Radio is simply misvalued and mis-structured but ultimately will rebound, he thinks.
Local stations, which are particularly hard hit, have to do several things: double up in most markets, develop viable Web sites that have new inventory and are hyper-local, and get their share of retransmission fees for cable carriage.
As for those media companies that are highly leveraged by equity players -- think Univision, Clear Channel, MGM, Nielsen -- Yudkoff said some will play out reasonably well while the most highly leveraged (he didn't specify which) will have a harder time.

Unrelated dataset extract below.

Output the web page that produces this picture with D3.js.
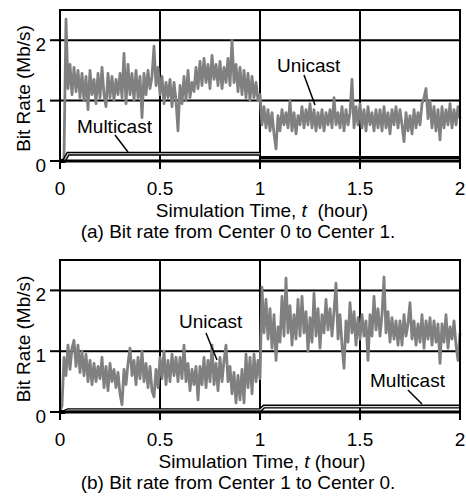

Asked by interviewer and Wall Street Journal reporter Peter Lattman what the "new normal" for publishers was, Yudkoff suggested it was very hard "to retrain the consumer to pay for content." But, he added, it was a good thing that journalists can now relate more efficiently and directly with readers online.
As with several other speakers and panelists during the sessions Friday, the accent was on not just how difficult it is to successfully monetize the online experience -- but also to change the habits of old media companies.
"Change doesn't reflect well in profit margins," is how one panelist, Deep Focus CEO Ian Shafer, put it during a session called "The Advertiser's Perspective: Harnessing Social Media."
Nonetheless, most speakers on that panel thought that money would soon start moving dramatically out of traditional media and onto the Web, particularly toward the social-media experience, in the next couple of years.
For Clear Channel exec vp John Partilla it's imperative now to think of the consumer differently -- no longer even with that word: "Now they co-create, they engage, they distribute." Successful branding and promotions have to be more all-involving and authentic experiences, he and others agreed.
"Challenging," in short, was the most-used word in all the conference sessions.
Now in its third year, Media and Money is co-sponsored by THR parent the Nielsen Co. and by Dow Jones.